The company played a pivotal role in transatlantic travel, with its ships known for their speed, safety, and luxury. From the building, the company managed its fleet of ocean liners that connected Liverpool with New York and other major ports around the world.

For decades, the Cunard Building was the nerve centre of the company’s operations.

The building’s interior was equally impressive, with lavish offices and public areas that exuded elegance and sophistication, providing a fitting backdrop for a company synonymous with luxury travel.

The Cunard Building witnessed numerous historic events throughout the 20th century. During both World Wars, the Cunard Line’s ships were requisitioned for military service, playing crucial roles in transporting troops and supplies.

According to Winston Churchill, the war was shortened by one year thanks to Cunard’s Queen Mary and Queen Elizabeth.
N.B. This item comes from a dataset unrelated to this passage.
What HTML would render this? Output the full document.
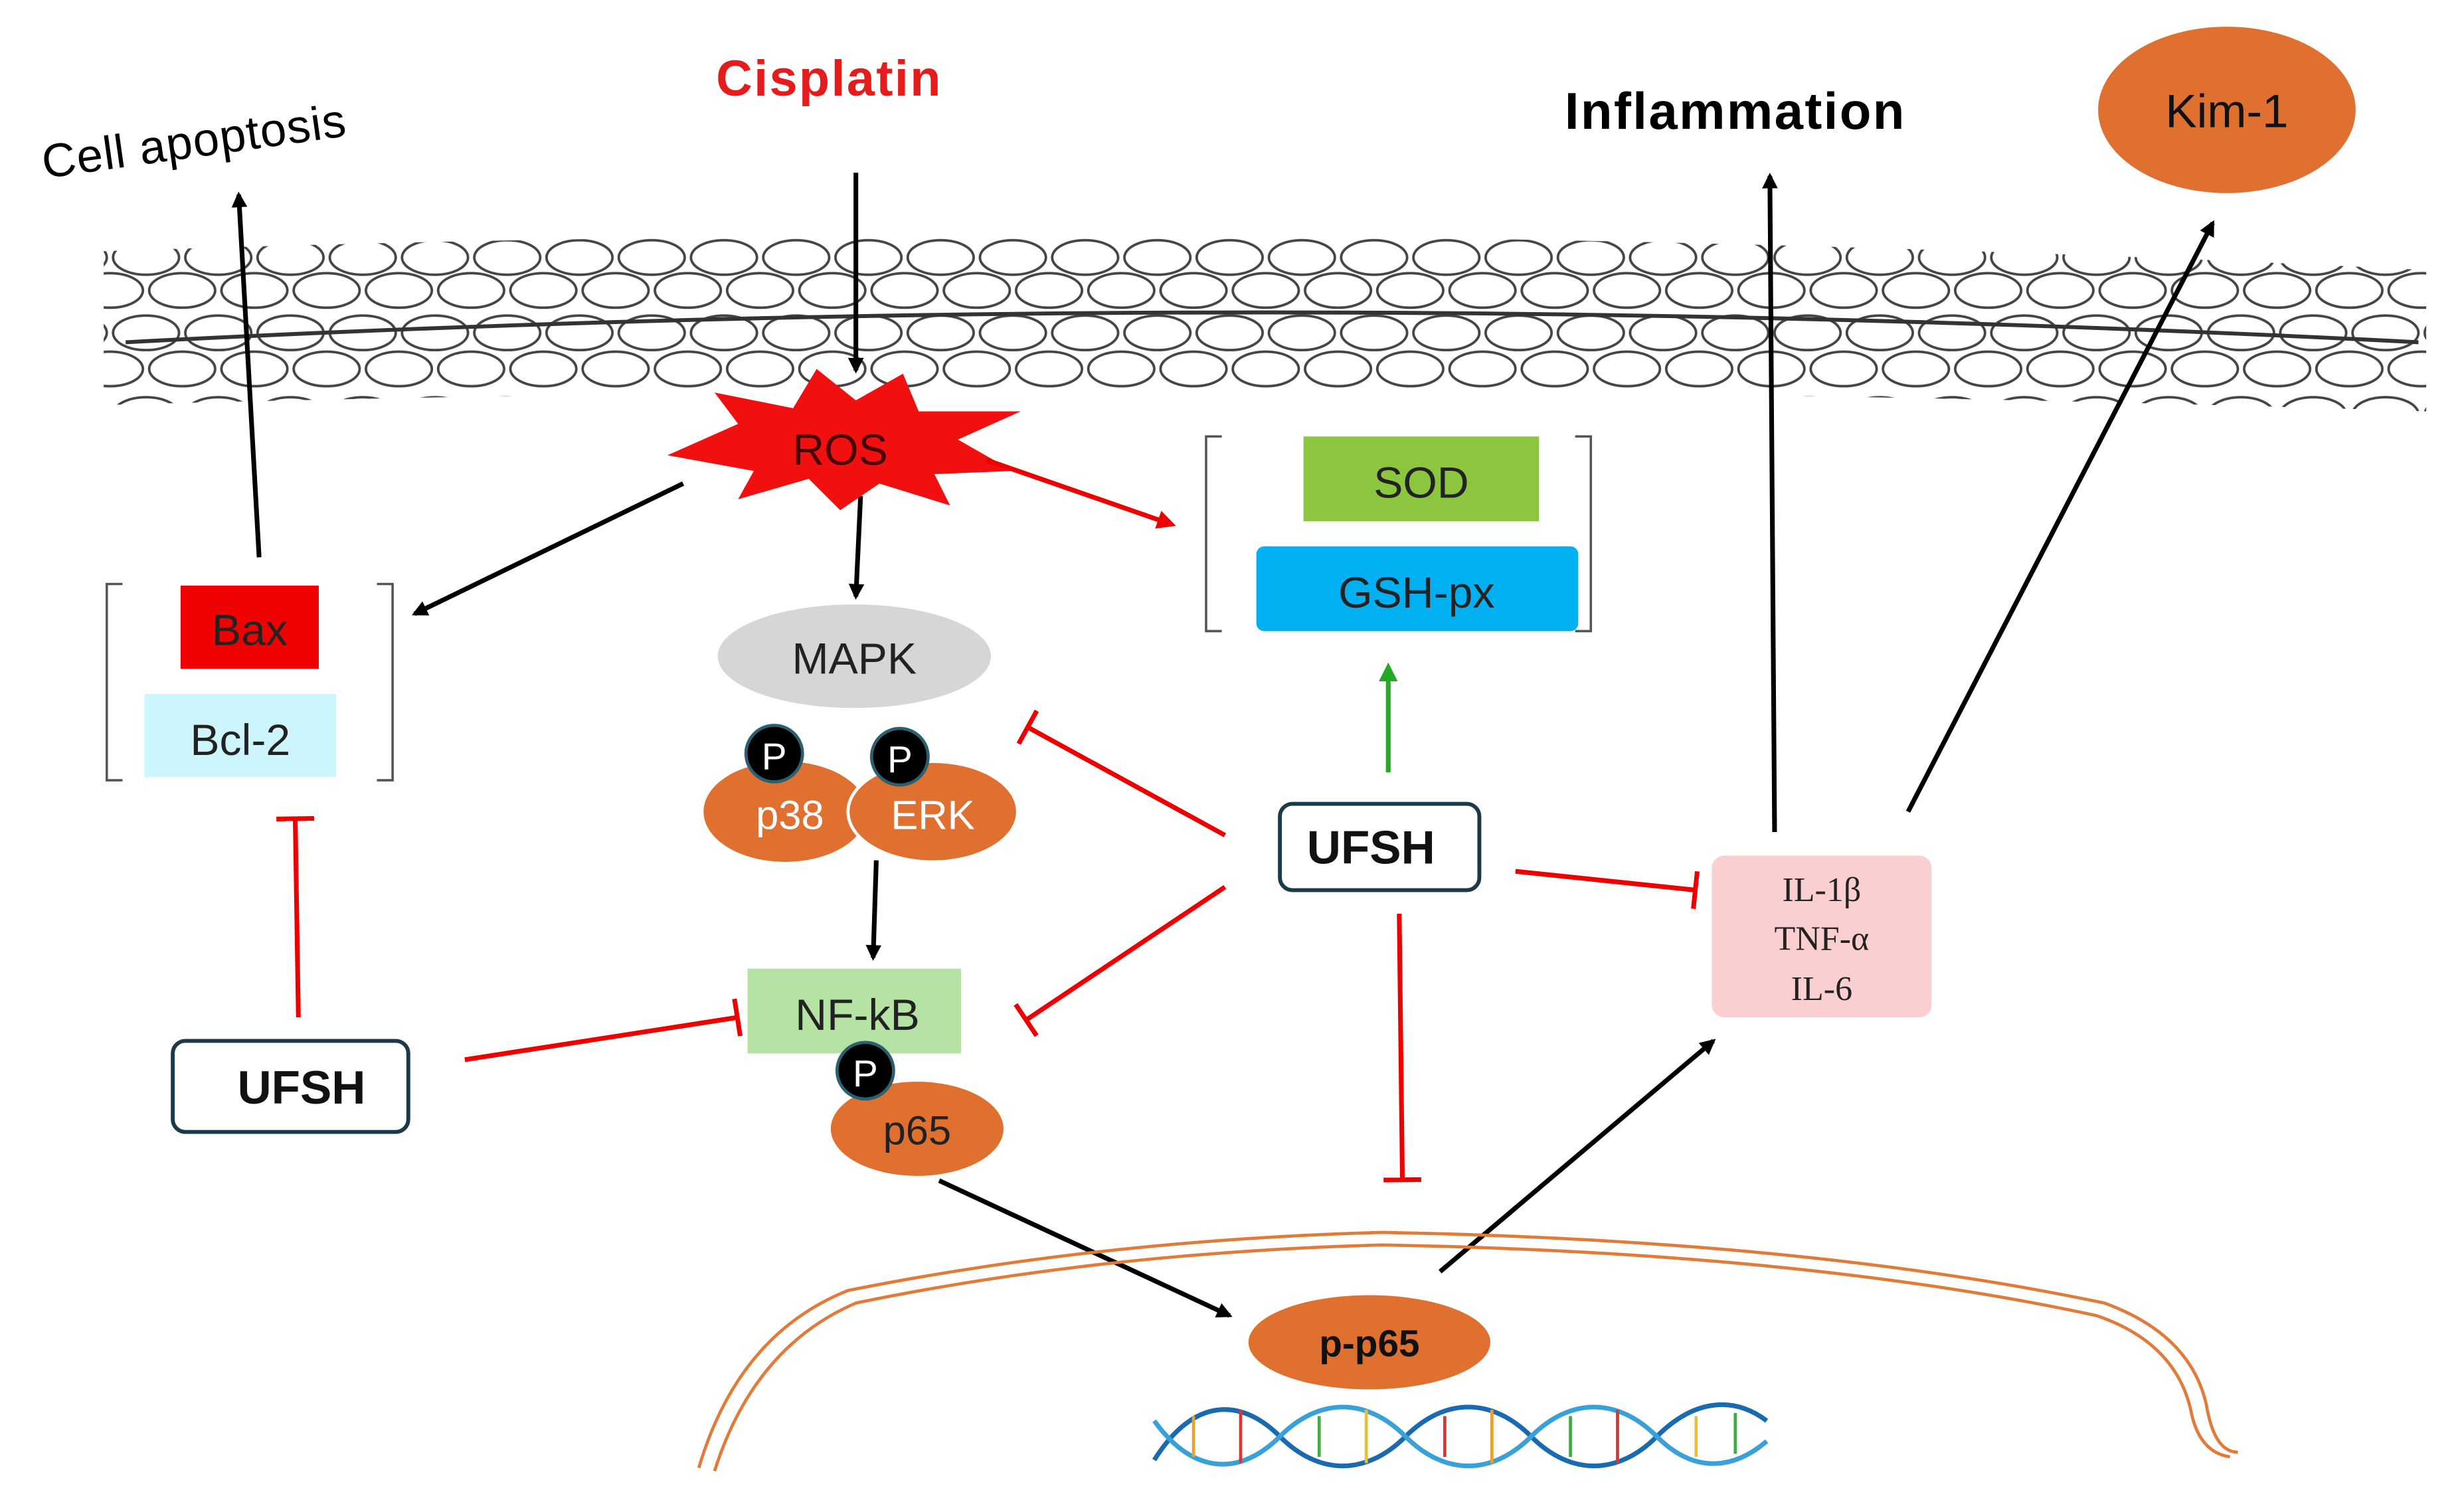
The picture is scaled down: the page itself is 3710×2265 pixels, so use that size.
<!DOCTYPE html>
<html><head><meta charset="utf-8"><style>
html,body{margin:0;padding:0;background:#fff;}
svg{display:block;}
text{font-family:"Liberation Sans",sans-serif;}
</style></head><body>
<svg width="3710" height="2265" viewBox="0 0 1569 958" preserveAspectRatio="none" xmlns="http://www.w3.org/2000/svg">
<defs>
<pattern id="mem" x="70" y="150" width="46" height="100" patternUnits="userSpaceOnUse">
<g fill="#fff" stroke="#444" stroke-width="1.6">
<ellipse cx="23" cy="14" rx="21" ry="11"/>
<ellipse cx="0" cy="35" rx="21" ry="11"/>
<ellipse cx="46" cy="35" rx="21" ry="11"/>
<ellipse cx="23" cy="62" rx="21" ry="11"/>
<ellipse cx="0" cy="85" rx="21" ry="11"/>
<ellipse cx="46" cy="85" rx="21" ry="11"/>
</g>
</pattern>
<clipPath id="mc"><path d="M66,160 Q800,135 1545,172 L1545,262 Q800,238 66,258 Z"/></clipPath>
<marker id="ab" markerWidth="10" markerHeight="10" refX="8" refY="5" orient="auto" markerUnits="userSpaceOnUse"><path d="M0,0 L10,5 L0,10 Z" fill="#000"/></marker>
<marker id="ar" markerWidth="12" markerHeight="12" refX="9" refY="6" orient="auto" markerUnits="userSpaceOnUse"><path d="M0,0 L12,6 L0,12 Z" fill="#e00"/></marker>
<marker id="ag" markerWidth="12" markerHeight="12" refX="9" refY="6" orient="auto" markerUnits="userSpaceOnUse"><path d="M0,0 L12,6 L0,12 Z" fill="#2a2"/></marker>
<marker id="tb" markerWidth="4" markerHeight="24" refX="2" refY="12" orient="auto" markerUnits="userSpaceOnUse"><rect x="0" y="0" width="3" height="24" fill="#e00"/></marker>
</defs>

<rect x="60" y="140" width="1490" height="130" fill="url(#mem)" clip-path="url(#mc)"/>
<path d="M80,218 Q800,180 1540,218" fill="none" stroke="#333" stroke-width="2.5"/>

<text x="528" y="61" font-size="32" font-weight="bold" fill="#e41c1c" text-anchor="middle" letter-spacing="1">Cisplatin</text>
<text x="125" y="100" font-size="30" fill="#000" text-anchor="middle" transform="rotate(-8 125 100)" letter-spacing="0.5">Cell apoptosis</text>
<text x="1105" y="82" font-size="33" font-weight="bold" fill="#000" text-anchor="middle" letter-spacing="1">Inflammation</text>
<ellipse cx="1418" cy="70" rx="82" ry="53" fill="#e07030"/>
<text x="1418" y="81" font-size="30" text-anchor="middle" fill="#111">Kim-1</text>

<g stroke="#000" stroke-width="3" fill="none" marker-end="url(#ab)">
<line x1="545" y1="110" x2="545" y2="236"/>
<line x1="435" y1="308" x2="264" y2="391"/>
<line x1="548" y1="316" x2="545" y2="380"/>
<line x1="165" y1="355" x2="152" y2="124"/>
<line x1="558" y1="548" x2="556" y2="610"/>
<line x1="598" y1="752" x2="783" y2="838"/>
<line x1="917" y1="810" x2="1091" y2="663"/>
<line x1="1130" y1="530" x2="1127" y2="112"/>
<line x1="1215" y1="517" x2="1409" y2="142"/>
</g>

<polygon points="425,290 470,270 455,250 505,260 520,235 545,255 575,238 585,262 650,262 610,280 645,300 595,302 605,322 560,308 535,325 515,305 470,318 480,300" fill="#f01010"/>
<text x="535" y="296" font-size="28" text-anchor="middle" fill="#400">ROS</text>
<line x1="628" y1="293" x2="746" y2="334" stroke="#e00" stroke-width="3" marker-end="url(#ar)"/>

<path d="M78,372 H68 V497 H78 M240,372 H250 V497 H240" fill="none" stroke="#555" stroke-width="1.5"/>
<rect x="115" y="373" width="88" height="53" fill="#f00000"/>
<text x="159" y="411" font-size="28" text-anchor="middle" fill="#222">Bax</text>
<rect x="92" y="442" width="122" height="53" fill="#ccf6fb"/>
<text x="153" y="481" font-size="28" text-anchor="middle" fill="#222">Bcl-2</text>

<path d="M778,278 H768 V402 H778 M1003,278 H1013 V402 H1003" fill="none" stroke="#555" stroke-width="1.5"/>
<rect x="830" y="278" width="150" height="54" fill="#8cc63f"/>
<text x="905" y="317" font-size="28" text-anchor="middle" fill="#222">SOD</text>
<rect x="800" y="348" width="205" height="54" rx="5" fill="#00b0f0"/>
<text x="902" y="387" font-size="28" text-anchor="middle" fill="#222">GSH-px</text>

<ellipse cx="544" cy="418" rx="87" ry="33" fill="#d6d6d6"/>
<text x="544" y="429" font-size="28" text-anchor="middle" fill="#222">MAPK</text>
<ellipse cx="500" cy="517" rx="52" ry="32" fill="#e07030"/>
<ellipse cx="594" cy="517" rx="54" ry="32" fill="#e07030" stroke="#fff" stroke-width="2"/>
<text x="503" y="528" font-size="26" text-anchor="middle" fill="#fff">p38</text>
<text x="594" y="528" font-size="26" text-anchor="middle" fill="#fff">ERK</text>
<circle cx="493" cy="480" r="18" fill="#000" stroke="#2a6070" stroke-width="2"/>
<text x="493" y="490" font-size="24" text-anchor="middle" fill="#fff">P</text>
<circle cx="573" cy="482" r="18" fill="#000" stroke="#2a6070" stroke-width="2"/>
<text x="573" y="492" font-size="24" text-anchor="middle" fill="#fff">P</text>

<rect x="476" y="617" width="136" height="54" fill="#b5e3a4"/>
<text x="546" y="656" font-size="28" text-anchor="middle" fill="#222">NF-kB</text>
<ellipse cx="584" cy="719" rx="55" ry="30" fill="#e07030"/>
<text x="584" y="729" font-size="26" text-anchor="middle" fill="#222">p65</text>
<circle cx="551" cy="682" r="18" fill="#000" stroke="#2a6070" stroke-width="2"/>
<text x="551" y="692" font-size="24" text-anchor="middle" fill="#fff">P</text>

<rect x="110" y="663" width="150" height="58" rx="8" fill="#fff" stroke="#1a3a4a" stroke-width="2.5"/>
<text x="192" y="703" font-size="30" font-weight="bold" text-anchor="middle" fill="#111">UFSH</text>
<rect x="815" y="512" width="127" height="55" rx="8" fill="#fff" stroke="#1a3a4a" stroke-width="2.5"/>
<text x="873" y="550" font-size="30" font-weight="bold" text-anchor="middle" fill="#111">UFSH</text>

<g stroke="#e00" stroke-width="3" fill="none" marker-end="url(#tb)">
<line x1="296" y1="675" x2="470" y2="648"/>
<line x1="190" y1="648" x2="188" y2="521"/>
<line x1="780" y1="532" x2="654" y2="463"/>
<line x1="780" y1="565" x2="653" y2="650"/>
<line x1="965" y1="555" x2="1080" y2="567"/>
<line x1="891" y1="582" x2="893" y2="752"/>
</g>
<line x1="884" y1="492" x2="884" y2="425" stroke="#2a2" stroke-width="3" marker-end="url(#ag)"/>

<rect x="1090" y="545" width="140" height="103" rx="8" fill="#f9cfcf"/>
<g font-size="22" text-anchor="middle" fill="#222">
<text x="1160" y="574" style="font-family:'Liberation Serif',serif">IL-1β</text>
<text x="1160" y="605" style="font-family:'Liberation Serif',serif">TNF-α</text>
<text x="1160" y="637" style="font-family:'Liberation Serif',serif">IL-6</text>
</g>

<path d="M445,935 Q470,850 540,822 Q700,790 880,785 Q1150,790 1340,830 Q1395,850 1405,895 Q1410,925 1425,925" fill="none" stroke="#e07b39" stroke-width="2"/>
<path d="M455,937 Q480,858 545,830 Q700,798 880,793 Q1150,798 1335,838 Q1385,855 1395,898 Q1400,925 1420,928" fill="none" stroke="#e07b39" stroke-width="2"/>
<ellipse cx="872" cy="855" rx="77" ry="30" fill="#e07030"/>
<text x="872" y="864" font-size="24" font-weight="bold" text-anchor="middle" fill="#111">p-p65</text>

<g stroke-width="3" fill="none">
<path d="M735,930 C760,890 790,890 815,915 C840,940 870,940 895,915 C920,890 950,890 975,915 C1000,940 1030,940 1055,915 C1080,890 1105,890 1125,905" stroke="#1a6ab0"/>
<path d="M735,905 C760,940 790,940 815,915 C840,890 870,890 895,915 C920,940 950,940 975,915 C1000,890 1030,890 1055,915 C1080,940 1105,935 1125,918" stroke="#3aa0d8"/>
</g>
<g stroke-width="2">
<line x1="760" y1="902" x2="760" y2="928" stroke="#e8a030"/><line x1="790" y1="898" x2="790" y2="932" stroke="#d33"/>
<line x1="840" y1="902" x2="840" y2="928" stroke="#4a4"/><line x1="870" y1="898" x2="870" y2="932" stroke="#e8c030"/>
<line x1="920" y1="902" x2="920" y2="928" stroke="#d33"/><line x1="950" y1="898" x2="950" y2="932" stroke="#e8a030"/>
<line x1="1000" y1="902" x2="1000" y2="928" stroke="#4a4"/><line x1="1030" y1="898" x2="1030" y2="932" stroke="#d33"/>
<line x1="1080" y1="902" x2="1080" y2="928" stroke="#e8c030"/><line x1="1105" y1="900" x2="1105" y2="926" stroke="#4a4"/>
</g>
</svg>
</body></html>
Despite the challenges, the Cunard Building remained a steadfast symbol of the company’s resilience and the city’s maritime prowess.

As the age of ocean liners waned with air travel becoming more popular, the role of the Cunard Building evolved.

In 1967, Cunard moved its headquarters to Southampton, and the building transitioned to other uses. However, its historical and architectural significance ensured its preservation.

Today, the Cunard Building houses various offices and public services, including parts of Liverpool City Council. As well as being the home of the British Music Experience (BME).

British Music Experience
British Music Experience

The building was granted Grade II listed status, ensuring its protection and preservation for future generations. It remains an integral part of Liverpool’s waterfront.

While the building no longer serves as the headquarters for the shipping line, the legacy of Cunard lives on. The company continues to operate luxury cruises, and its ships, including the Queen Mary 2, Queen Elizabeth, and Queen Victoria, remain some of the most prestigious in the world.

Each time a Cunard ship sails into Liverpool, it pays homage to the city and the building that were integral to its storied past.

Today, June 3, will see that relationship blossom again as Liverpool hosts the naming ceremony for Cunard’s latest cruise liner, Queen Anne.

The ceremony, starting at 4.00pm, will be hosted by TV’s Emma Willis alongside her husband, Busted’s Matt Willis.

Andrea Bocelli and a host of other phenomenal performers will also lead the celebrations into the night where at around 10.00pm fireworks will signal Queen Anne’s goodbye from the River Mersey.

The Cunard Building is more than just an architectural gem; it is a symbol of Liverpool’s enduring connection to the sea and its place in the records of maritime history. As we look towards the future, it stands as a reminder of the city’s past and its continuing legacy as a gateway to the world.